Moving to Local Climate Bonds (LCBs), they were developed by the crowdfunding platform called Abundance to fill a gap in the UK market: unlike other jurisdictions, local authorities in the UK don’t issue municipal bonds that retail investors can easily buy. LCBs allow local authorities to issue bonds, typically ranging from £500,000 to £1 million, that citizens can invest in for as little as £5. This enabled retail investors to buy in, resulting in over £18 million raised from almost 3,000 investors. Crucially, we successfully attracted the first institutional investors: Unity Trust Bank and the Esmee Fairbairn Foundation. Unity Trust Bank committed £15 million, and the Esmee Fairbairn Foundation committed to match-fund retail investments (up to £1 million). The potential is really impressive, with early research work in partnership with the University of Leeds suggesting this could be a £4 billion market in the UK alone.
Examining the global sustainable finance landscape, we’re reaching a critical point where pledges must be translated into concrete action and channel capital towards enabling a net-zero or net-positive economy. What do you identify as the biggest systemic hurdle that is currently preventing the industry from translating its significant capital and ambitious pledges into tangible, real-world impact at the necessary speed?
I’m glad you emphasized the need for speed.
One of the real challenges we face is that our solutions are often technical financial solutions. Financial institutions are full of people who are experts at structured and complex finance, but they all sit in one place. We collaborate with policymakers and local authorities who haven’t had the benefit of decades of this specialized training. Their cooperation, however, is critical to the success of these projects.
I keep seeing a capacity-building challenge. We need to figure out how to take specialist finance knowledge and make it more broadly distributed so that all parties can understand the technicalities.
The other major challenge is how to turn transitions into transactions. We often celebrate the launch of a new, sophisticated structure, but that’s really just the beginning. The celebration should be not when you’ve developed a sophisticated solution, but rather when the solution is so vanilla that institutional investors pile into it as a matter of course.
The smart, complex projects we do now are the “icebreakers.” But if we want to move from doing transactions to genuinely achieving transitions, we must replicate and make each of these solutions simpler each time so that they can be easily adopted at scale.
Despite the challenges, where do you see the most promising opportunity to scale sustainable finance right now?
I am a massive fan of—or rather, I’m going to “die on the hill” of shouting about guarantees.
I believe guarantees are how we are going to initially familiarize finance with new types of first-of-a-kind and early-of-a-kind sectors. These sectors are absolutely critical for the transition and are exciting hubs of entrepreneurial focus and innovation, but they often feature new business models in new jurisdictions.

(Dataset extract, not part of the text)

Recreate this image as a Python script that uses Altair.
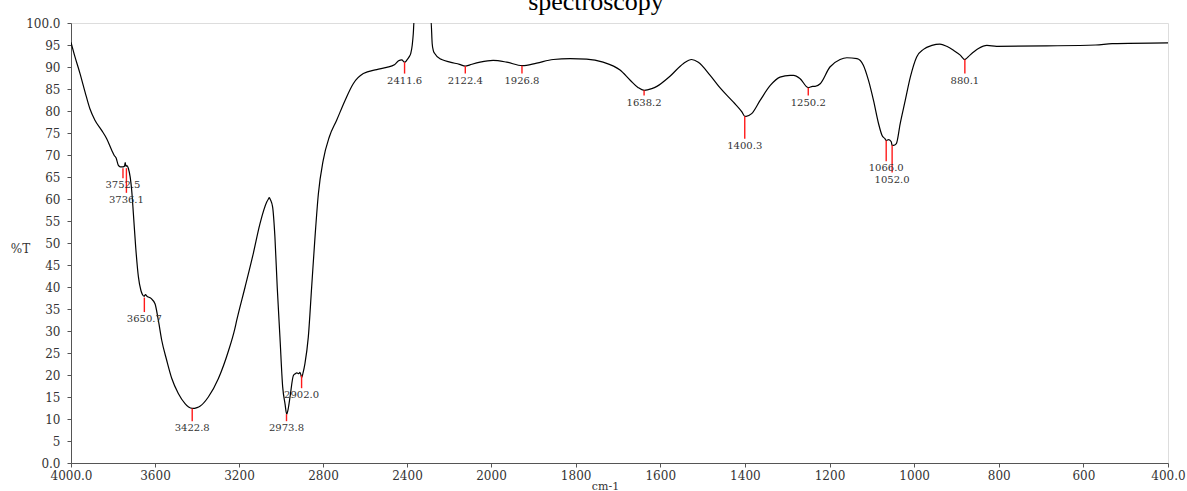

We need to recognize that if commercial capital isn’t flowing into these opportunities, it’s primarily because the risk-adjusted returns are not as attractive as business as usual.
Guarantees provide a way to de-risk these opportunities so that private capital can be crowded in—which is the whole point. We want to help familiarize the market and build capacity.
I’ve been advocating for this for a long time, and I’m optimistic that the message is breaking through. The conversation about sustainable finance is becoming far more transactional—we’re talking about getting money to move rather than just creating frameworks. As I said in my remarks at Building Bridges, we’re like Taylor Swift in our new era, and I think this is going to be a really exciting one.